If one combines all the above concepts, you’ll arrive at the need for a massively scalable distributed information exchange system that uses namespaces to address immutable data, the Interplanetary Filesystem.

IPFS - The Interplanetary Filesystem

IPFS - the Interplanetary Filesystem

The IPFS is exactly that, a distributed immutable merkel tree of data that can be addressed directly.

In comparison to http, the content is being fetched based on a merkel tree address hash that references data not the address of another computer.

Mutating IPFS - updating data in a DHT

These hashes can be quite complicated, hence IPFS uses DNS for easy discovery.
Currently the system is in development, but for now we’d be using it as follows:

ipns://example.com/ep2015  -> using DNS resolves to
ipns://<hash value>/ep2015 -> using a special lookup resolves to
ipfs://<data hash value>/ep2015 (the actual address of your specific content)
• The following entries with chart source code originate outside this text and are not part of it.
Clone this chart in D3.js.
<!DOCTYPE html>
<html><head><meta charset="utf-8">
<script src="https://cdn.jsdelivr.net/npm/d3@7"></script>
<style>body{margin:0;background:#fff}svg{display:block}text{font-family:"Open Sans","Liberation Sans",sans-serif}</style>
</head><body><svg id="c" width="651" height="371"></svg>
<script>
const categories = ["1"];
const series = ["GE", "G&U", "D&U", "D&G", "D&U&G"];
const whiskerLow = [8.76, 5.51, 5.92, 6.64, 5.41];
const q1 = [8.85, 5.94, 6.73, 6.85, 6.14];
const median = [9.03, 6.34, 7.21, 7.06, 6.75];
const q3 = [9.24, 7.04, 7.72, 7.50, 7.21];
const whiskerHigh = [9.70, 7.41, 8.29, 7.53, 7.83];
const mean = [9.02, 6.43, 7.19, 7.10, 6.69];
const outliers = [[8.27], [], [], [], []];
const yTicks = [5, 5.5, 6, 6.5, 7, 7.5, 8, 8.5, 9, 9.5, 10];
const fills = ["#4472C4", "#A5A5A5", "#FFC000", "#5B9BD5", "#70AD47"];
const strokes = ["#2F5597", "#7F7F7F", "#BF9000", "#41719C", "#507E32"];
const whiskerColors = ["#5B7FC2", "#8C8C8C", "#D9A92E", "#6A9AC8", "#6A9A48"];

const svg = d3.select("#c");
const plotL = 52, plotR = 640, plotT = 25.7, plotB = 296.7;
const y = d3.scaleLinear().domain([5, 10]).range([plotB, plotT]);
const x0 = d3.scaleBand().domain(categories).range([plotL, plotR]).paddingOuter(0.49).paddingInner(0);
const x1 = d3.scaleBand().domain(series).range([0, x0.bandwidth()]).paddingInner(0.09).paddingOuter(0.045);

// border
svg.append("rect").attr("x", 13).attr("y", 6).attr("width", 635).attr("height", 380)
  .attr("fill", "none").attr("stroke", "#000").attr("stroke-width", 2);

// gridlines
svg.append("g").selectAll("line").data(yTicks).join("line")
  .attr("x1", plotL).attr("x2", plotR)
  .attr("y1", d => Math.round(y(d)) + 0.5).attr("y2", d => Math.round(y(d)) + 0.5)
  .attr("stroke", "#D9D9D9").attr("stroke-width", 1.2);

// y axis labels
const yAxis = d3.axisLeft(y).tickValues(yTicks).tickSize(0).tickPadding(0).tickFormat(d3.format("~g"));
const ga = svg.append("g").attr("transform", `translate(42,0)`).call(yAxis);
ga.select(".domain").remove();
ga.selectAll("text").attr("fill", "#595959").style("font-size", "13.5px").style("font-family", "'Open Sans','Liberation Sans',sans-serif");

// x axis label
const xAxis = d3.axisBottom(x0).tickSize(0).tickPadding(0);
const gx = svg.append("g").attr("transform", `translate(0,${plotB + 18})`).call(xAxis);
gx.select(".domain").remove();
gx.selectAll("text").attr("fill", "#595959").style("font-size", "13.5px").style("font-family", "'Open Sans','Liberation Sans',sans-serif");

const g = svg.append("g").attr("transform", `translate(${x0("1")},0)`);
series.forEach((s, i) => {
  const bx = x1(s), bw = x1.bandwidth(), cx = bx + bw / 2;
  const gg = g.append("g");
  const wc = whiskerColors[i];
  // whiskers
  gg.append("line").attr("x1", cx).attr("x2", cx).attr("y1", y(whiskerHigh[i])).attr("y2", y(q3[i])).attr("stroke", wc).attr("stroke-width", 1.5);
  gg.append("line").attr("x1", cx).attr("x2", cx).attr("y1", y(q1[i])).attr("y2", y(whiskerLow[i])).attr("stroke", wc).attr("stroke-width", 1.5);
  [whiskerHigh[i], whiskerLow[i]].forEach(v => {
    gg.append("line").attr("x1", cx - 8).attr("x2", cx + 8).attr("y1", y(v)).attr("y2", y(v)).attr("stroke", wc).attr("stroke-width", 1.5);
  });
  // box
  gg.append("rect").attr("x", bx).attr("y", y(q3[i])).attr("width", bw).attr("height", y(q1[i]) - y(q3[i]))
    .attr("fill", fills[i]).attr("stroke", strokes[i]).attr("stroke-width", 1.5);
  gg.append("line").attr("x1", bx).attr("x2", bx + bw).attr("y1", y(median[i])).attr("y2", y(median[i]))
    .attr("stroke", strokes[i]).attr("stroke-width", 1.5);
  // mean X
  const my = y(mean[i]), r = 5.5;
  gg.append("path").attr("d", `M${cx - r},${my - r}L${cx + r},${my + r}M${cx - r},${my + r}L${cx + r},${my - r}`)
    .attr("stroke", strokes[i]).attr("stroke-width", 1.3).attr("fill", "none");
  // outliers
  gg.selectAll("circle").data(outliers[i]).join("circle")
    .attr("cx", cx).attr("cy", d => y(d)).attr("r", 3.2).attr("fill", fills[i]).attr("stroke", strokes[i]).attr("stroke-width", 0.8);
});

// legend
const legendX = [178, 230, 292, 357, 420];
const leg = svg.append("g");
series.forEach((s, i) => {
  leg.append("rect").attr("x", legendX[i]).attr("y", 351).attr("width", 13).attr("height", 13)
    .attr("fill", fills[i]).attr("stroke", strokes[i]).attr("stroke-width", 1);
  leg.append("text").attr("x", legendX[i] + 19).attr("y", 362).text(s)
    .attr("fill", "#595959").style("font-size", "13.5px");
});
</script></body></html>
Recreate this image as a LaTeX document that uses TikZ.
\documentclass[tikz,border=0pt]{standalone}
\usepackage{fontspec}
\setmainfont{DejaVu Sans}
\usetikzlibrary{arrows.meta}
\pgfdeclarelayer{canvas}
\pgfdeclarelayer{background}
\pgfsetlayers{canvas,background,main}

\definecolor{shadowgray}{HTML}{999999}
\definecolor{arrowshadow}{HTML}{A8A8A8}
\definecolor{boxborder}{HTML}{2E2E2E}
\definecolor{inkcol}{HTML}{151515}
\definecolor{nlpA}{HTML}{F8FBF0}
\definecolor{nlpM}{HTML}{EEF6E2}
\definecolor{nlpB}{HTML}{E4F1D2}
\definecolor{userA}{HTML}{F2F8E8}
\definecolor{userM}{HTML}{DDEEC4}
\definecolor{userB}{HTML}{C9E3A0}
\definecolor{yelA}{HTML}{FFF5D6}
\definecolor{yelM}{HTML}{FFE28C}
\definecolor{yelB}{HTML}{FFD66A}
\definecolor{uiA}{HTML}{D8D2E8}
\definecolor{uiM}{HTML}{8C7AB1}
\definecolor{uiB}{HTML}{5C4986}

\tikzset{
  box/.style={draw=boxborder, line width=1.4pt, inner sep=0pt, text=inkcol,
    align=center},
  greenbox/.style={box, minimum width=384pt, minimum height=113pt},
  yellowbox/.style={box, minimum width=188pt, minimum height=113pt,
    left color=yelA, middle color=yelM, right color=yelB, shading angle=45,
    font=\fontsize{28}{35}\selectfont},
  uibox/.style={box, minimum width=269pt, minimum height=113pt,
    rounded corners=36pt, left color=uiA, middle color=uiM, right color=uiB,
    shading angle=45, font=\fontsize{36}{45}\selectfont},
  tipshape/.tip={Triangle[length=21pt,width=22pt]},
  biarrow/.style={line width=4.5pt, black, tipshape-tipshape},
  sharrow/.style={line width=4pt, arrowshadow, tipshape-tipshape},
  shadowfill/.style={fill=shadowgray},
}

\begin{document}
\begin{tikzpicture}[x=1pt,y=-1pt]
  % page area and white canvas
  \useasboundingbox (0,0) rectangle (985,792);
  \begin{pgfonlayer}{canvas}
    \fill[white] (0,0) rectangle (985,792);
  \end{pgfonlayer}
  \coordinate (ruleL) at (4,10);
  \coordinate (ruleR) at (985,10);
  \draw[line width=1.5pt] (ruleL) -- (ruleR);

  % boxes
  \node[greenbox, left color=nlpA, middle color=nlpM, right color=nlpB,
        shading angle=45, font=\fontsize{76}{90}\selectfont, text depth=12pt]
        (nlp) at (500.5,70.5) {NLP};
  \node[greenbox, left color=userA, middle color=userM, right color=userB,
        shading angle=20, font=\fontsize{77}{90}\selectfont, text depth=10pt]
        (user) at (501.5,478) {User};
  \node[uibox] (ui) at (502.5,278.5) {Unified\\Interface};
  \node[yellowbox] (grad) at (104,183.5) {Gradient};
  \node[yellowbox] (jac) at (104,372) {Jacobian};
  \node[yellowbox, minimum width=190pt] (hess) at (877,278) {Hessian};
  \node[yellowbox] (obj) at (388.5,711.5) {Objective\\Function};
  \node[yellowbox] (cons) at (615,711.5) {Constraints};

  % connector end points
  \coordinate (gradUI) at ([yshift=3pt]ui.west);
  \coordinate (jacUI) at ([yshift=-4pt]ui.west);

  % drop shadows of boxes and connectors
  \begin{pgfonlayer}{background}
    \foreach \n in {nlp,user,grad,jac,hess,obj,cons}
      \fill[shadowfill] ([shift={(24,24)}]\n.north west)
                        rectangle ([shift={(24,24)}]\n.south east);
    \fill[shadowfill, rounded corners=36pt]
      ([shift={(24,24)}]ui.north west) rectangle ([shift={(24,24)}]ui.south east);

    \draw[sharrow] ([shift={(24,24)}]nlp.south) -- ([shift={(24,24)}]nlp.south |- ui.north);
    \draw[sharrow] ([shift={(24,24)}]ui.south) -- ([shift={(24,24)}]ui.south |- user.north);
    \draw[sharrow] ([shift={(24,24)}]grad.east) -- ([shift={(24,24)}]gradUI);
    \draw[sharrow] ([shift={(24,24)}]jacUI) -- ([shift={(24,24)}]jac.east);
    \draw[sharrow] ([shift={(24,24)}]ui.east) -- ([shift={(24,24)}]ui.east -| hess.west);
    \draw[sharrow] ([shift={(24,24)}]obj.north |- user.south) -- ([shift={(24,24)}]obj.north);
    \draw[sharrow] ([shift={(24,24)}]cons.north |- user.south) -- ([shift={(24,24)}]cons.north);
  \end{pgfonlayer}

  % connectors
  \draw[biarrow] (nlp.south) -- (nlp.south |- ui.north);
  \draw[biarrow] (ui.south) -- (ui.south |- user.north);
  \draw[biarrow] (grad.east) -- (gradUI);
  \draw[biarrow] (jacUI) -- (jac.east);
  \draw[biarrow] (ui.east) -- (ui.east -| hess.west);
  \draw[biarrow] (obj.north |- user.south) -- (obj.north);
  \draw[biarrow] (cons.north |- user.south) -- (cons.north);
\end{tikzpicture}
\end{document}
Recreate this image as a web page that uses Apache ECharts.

The naming is done via a self-certified distributed entity.

IPFS - current architecture

The actual data transfer is accomplished via bittorrent-ish data transfer (the distributed hash table) and the networking is simply IP based, because it works.

The Blind Idiot God

The Blind Idiot God

Unfortunately, there is a problem within the discovery phase. If everything is distributed and nodes go randomly online and offline; how does one ensure that a new joiner or a rejoiner sees the actual reality as it is when coming online.

In current implementations this is achieved via stable nodes, they have knowledge about the majority of the tree or even own a full tree snapshot. This is a problem, how can we trust them, they might lie to us.

The open question is therefore, how can we fix this?

How can we give updates of the merkel tree to new joiners/connectors?

Currently, we’ve got one gateway at: gateway.ipfs.io and the current version is implemented in golang. We’re also not enforcing any kind of versioning, simply publishing a new version and referencing that, would make the old one go away.